**Data supplied**
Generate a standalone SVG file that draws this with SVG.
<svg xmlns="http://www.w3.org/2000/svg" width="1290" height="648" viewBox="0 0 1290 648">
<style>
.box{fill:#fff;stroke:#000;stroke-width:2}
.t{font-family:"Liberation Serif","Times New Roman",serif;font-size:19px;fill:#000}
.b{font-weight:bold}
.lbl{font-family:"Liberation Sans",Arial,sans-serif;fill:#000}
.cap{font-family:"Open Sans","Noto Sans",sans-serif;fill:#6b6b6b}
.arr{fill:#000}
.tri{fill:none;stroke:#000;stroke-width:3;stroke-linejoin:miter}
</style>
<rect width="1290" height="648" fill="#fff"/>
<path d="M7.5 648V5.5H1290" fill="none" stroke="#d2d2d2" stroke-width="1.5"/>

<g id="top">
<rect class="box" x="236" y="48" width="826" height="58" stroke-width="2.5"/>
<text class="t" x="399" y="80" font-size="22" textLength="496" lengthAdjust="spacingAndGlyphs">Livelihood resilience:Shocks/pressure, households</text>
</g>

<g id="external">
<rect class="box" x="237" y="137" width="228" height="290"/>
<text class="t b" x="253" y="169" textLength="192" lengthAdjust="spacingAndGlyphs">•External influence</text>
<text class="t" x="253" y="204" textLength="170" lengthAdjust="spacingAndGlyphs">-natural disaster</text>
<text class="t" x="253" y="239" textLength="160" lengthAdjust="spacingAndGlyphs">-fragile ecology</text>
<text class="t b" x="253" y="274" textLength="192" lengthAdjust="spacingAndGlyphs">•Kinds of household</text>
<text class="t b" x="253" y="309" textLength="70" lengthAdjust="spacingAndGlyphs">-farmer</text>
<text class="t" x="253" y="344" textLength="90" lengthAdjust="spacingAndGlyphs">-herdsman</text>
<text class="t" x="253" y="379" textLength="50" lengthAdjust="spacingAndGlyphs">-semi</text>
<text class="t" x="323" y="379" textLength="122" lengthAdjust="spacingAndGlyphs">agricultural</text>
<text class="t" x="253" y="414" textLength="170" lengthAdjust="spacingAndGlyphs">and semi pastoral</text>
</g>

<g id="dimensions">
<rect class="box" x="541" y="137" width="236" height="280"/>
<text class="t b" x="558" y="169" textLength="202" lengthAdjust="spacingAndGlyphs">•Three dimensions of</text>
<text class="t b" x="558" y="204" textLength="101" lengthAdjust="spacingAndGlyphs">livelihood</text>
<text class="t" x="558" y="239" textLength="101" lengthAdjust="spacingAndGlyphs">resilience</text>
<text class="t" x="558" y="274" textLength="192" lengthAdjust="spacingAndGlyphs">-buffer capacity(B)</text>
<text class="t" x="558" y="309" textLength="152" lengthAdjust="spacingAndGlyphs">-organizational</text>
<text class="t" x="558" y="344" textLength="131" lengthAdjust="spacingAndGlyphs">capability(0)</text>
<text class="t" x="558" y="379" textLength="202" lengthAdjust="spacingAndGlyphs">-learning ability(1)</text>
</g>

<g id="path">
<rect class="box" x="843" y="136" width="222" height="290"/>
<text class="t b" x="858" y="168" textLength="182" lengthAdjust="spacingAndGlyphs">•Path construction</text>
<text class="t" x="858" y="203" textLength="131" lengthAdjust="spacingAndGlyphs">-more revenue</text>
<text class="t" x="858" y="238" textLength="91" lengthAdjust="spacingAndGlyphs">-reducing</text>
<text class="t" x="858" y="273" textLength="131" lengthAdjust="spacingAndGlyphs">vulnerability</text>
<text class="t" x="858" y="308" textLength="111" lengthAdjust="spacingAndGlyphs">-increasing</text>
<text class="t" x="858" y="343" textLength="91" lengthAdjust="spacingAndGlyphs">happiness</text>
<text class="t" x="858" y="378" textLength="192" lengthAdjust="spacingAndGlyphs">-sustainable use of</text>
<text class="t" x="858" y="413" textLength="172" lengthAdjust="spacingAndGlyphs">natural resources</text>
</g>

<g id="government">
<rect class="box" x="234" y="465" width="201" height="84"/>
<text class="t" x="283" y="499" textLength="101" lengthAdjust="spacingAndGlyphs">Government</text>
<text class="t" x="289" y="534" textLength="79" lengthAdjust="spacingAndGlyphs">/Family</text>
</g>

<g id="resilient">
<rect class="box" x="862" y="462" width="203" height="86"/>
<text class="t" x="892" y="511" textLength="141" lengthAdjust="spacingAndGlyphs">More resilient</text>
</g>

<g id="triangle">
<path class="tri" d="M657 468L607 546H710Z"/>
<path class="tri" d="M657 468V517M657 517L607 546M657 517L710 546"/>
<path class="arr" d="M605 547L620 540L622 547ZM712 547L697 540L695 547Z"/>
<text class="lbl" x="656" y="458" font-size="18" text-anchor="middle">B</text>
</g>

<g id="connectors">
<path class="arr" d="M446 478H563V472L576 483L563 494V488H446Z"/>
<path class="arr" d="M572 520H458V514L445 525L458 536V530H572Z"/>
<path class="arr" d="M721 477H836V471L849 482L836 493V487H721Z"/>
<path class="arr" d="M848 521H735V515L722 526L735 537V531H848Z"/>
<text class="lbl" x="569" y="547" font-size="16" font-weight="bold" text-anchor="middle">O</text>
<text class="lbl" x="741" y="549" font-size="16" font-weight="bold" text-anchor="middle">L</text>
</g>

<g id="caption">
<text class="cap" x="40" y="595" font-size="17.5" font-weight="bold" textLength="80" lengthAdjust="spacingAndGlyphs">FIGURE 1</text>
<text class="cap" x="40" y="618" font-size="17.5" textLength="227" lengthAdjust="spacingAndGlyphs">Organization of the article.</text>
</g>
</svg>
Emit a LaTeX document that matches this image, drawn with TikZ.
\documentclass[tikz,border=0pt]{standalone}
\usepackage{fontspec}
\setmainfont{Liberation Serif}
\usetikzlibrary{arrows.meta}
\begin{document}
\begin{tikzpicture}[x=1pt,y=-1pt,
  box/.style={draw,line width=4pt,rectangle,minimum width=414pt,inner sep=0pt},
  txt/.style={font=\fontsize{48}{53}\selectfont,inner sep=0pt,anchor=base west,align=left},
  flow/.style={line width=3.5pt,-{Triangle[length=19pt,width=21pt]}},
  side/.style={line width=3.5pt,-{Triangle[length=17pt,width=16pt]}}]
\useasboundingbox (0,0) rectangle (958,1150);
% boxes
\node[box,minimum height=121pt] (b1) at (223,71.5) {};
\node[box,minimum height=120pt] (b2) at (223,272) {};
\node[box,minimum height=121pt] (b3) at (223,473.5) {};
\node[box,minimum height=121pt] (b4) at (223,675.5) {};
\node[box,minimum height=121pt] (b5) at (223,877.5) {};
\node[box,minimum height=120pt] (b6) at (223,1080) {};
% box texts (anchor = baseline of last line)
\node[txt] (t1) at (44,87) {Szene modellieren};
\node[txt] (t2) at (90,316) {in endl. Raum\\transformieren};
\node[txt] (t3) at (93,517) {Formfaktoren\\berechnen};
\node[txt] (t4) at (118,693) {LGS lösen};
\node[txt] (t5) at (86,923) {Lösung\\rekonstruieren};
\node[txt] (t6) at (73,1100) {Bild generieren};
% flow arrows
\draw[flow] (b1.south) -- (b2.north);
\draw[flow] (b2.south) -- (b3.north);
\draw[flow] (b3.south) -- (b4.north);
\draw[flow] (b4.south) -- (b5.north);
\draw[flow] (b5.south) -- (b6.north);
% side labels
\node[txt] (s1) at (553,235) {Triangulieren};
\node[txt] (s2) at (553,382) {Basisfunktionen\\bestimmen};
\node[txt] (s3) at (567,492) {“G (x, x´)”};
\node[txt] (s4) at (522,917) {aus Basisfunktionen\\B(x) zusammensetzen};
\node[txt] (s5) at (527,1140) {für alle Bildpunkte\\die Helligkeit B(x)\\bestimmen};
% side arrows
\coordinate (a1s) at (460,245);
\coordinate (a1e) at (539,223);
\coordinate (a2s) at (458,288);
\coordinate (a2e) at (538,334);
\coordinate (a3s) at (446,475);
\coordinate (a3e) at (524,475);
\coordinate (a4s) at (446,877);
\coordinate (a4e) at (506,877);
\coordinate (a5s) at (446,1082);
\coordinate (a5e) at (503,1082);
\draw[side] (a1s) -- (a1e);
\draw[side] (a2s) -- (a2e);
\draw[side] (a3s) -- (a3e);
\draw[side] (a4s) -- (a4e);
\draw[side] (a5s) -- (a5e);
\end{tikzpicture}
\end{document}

**What the task asks**
Across the preceding material, how many lines contain the word "this"? State the number alone.

**Task response**
2